--- Start EXERCISE INPUT ---

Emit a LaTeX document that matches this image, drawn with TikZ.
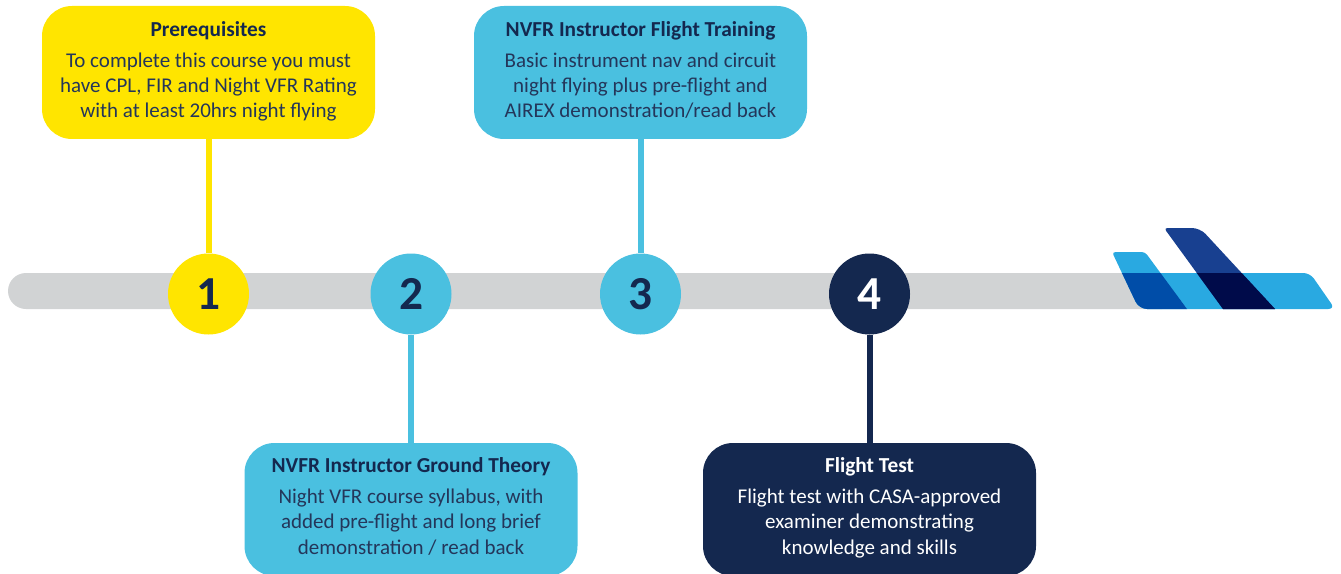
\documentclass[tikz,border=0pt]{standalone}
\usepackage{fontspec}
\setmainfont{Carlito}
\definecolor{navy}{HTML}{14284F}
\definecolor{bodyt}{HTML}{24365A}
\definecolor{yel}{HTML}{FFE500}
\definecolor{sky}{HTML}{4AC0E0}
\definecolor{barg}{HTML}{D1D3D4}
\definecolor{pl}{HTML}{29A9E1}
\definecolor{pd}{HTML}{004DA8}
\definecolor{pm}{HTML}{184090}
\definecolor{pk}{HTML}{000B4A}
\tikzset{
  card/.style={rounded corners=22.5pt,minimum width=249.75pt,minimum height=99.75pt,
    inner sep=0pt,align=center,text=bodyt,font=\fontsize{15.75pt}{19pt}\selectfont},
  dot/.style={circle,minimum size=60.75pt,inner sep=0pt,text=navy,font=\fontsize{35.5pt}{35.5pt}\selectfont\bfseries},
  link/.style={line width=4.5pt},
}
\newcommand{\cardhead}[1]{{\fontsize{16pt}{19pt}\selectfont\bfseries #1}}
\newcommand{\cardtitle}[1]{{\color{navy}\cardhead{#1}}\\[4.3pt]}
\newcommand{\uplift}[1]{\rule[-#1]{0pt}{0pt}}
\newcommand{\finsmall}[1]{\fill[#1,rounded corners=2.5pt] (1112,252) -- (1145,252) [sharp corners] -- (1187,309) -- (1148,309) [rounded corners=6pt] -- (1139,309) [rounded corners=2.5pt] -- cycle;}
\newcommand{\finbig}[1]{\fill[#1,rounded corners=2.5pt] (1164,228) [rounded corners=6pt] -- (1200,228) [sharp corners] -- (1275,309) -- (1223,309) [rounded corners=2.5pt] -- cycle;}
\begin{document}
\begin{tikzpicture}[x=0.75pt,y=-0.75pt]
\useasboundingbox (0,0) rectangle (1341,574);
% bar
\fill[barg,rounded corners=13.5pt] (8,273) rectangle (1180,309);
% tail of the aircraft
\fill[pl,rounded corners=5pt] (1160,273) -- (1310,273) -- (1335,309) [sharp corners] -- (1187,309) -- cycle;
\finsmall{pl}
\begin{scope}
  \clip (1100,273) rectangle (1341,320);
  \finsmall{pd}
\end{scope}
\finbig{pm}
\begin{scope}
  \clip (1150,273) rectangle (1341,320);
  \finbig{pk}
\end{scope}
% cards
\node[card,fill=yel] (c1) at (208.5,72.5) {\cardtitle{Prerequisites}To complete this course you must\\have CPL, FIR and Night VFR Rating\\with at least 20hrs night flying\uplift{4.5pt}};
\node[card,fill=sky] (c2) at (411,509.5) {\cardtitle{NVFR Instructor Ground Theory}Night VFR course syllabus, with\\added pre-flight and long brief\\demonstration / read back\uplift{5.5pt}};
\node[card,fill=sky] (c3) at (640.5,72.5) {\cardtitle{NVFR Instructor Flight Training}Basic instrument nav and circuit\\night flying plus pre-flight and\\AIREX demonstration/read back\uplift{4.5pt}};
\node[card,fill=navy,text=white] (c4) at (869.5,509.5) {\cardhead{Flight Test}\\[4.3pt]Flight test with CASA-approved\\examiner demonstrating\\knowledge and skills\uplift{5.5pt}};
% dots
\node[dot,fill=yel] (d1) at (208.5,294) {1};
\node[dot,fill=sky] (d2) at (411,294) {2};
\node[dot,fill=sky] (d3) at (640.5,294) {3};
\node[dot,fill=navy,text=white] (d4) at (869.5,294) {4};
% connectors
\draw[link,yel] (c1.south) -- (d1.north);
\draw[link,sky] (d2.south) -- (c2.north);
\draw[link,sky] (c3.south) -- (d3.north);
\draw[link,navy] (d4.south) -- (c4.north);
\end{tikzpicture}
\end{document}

--- End EXERCISE INPUT ---
--- Start EXERCISE INPUT ---

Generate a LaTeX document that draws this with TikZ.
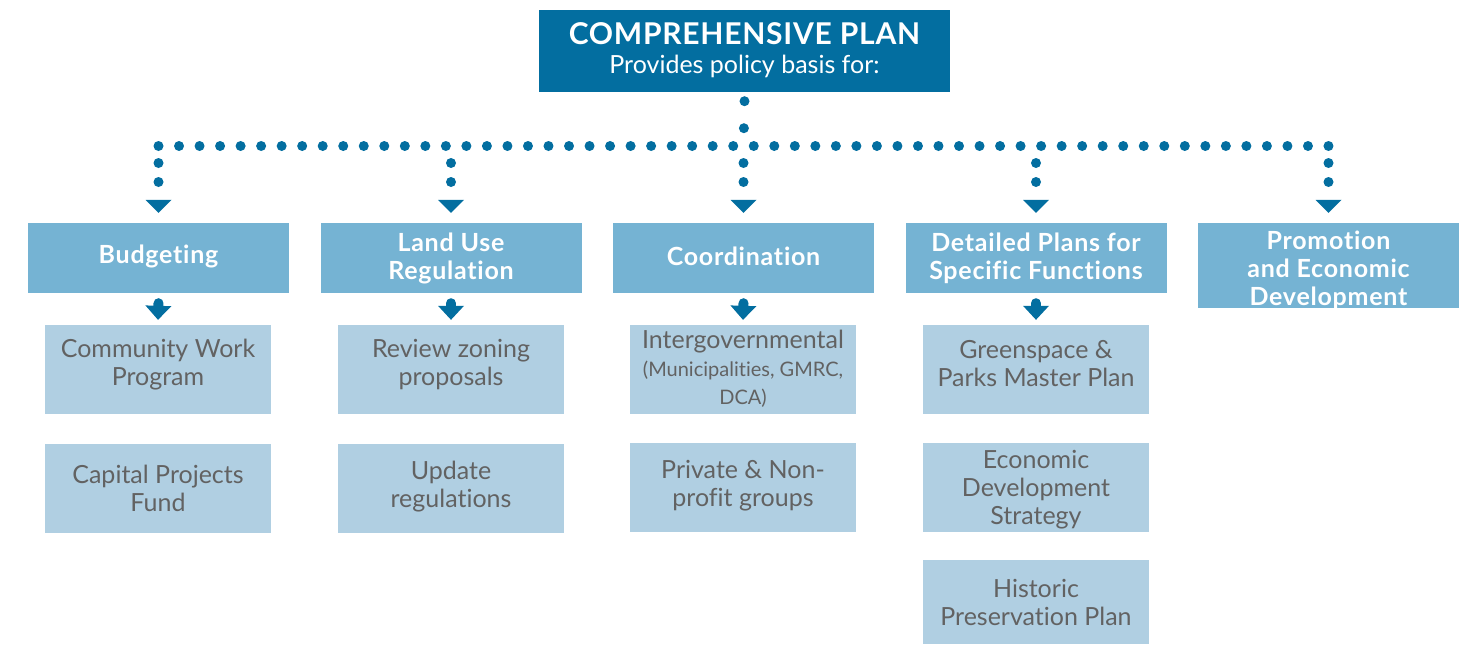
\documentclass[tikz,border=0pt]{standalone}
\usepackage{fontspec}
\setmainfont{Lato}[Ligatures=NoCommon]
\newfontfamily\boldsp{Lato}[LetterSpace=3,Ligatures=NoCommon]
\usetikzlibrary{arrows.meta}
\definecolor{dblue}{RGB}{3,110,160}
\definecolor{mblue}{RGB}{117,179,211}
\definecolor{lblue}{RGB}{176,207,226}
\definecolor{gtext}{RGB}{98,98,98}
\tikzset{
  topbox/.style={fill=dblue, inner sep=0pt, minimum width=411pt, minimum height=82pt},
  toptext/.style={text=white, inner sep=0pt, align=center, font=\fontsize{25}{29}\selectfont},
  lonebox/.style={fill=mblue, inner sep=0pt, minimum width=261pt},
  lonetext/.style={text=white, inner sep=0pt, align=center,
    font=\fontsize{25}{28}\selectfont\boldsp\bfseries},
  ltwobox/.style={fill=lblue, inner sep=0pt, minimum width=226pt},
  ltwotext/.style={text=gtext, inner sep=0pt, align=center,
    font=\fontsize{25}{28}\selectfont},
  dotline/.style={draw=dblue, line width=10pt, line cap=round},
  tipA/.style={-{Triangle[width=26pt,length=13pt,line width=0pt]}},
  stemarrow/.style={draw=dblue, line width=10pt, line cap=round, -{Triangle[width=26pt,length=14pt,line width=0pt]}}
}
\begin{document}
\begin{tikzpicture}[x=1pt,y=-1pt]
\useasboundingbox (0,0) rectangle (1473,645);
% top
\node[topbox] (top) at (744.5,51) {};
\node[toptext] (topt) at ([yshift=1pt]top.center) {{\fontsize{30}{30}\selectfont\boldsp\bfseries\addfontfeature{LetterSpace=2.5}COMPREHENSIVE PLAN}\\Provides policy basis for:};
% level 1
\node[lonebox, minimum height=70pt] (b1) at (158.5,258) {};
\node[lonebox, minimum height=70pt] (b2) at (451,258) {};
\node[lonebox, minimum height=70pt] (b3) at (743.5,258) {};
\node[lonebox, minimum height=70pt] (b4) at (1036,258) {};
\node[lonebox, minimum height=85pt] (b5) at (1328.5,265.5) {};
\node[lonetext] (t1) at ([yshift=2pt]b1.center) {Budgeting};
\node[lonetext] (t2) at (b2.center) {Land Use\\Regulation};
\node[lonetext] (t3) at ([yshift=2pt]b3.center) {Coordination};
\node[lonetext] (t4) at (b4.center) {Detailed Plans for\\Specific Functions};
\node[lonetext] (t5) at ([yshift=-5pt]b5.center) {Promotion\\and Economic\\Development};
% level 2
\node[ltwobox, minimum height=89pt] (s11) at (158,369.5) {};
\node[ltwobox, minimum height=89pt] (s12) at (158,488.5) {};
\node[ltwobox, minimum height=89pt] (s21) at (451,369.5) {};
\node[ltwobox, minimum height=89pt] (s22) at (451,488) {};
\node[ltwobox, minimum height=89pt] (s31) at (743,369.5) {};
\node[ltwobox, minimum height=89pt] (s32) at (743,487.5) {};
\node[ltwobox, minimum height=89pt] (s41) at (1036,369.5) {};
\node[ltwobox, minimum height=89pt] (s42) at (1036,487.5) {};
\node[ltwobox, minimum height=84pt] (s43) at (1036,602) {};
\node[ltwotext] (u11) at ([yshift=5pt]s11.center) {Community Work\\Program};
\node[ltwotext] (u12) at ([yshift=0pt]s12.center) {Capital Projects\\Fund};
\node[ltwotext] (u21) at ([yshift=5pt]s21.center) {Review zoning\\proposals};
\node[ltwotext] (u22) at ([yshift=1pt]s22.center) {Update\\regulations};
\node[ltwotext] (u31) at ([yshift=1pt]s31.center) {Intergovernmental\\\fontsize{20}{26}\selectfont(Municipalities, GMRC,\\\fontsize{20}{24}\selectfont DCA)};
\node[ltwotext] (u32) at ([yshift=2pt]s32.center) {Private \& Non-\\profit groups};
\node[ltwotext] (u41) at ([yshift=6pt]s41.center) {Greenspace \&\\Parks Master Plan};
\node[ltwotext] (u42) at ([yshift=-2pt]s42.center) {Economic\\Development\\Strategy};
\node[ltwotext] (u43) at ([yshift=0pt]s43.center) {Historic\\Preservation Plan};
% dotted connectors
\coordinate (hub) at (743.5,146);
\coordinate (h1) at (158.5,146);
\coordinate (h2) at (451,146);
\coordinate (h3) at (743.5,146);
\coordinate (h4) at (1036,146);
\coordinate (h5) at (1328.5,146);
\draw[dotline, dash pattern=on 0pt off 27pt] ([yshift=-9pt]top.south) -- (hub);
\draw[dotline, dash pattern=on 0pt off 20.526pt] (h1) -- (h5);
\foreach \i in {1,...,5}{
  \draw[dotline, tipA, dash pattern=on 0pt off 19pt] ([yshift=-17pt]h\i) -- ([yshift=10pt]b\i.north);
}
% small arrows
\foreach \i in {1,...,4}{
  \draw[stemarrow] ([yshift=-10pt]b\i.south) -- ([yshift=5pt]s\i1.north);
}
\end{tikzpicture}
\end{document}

--- End EXERCISE INPUT ---

▶ [WHAT THE TASK REQUIRES]: Scan the records above for the string "LaTeX", then select every line that holds it.

▶ [ANSWER]:
Emit a LaTeX document that matches this image, drawn with TikZ.
Generate a LaTeX document that draws this with TikZ.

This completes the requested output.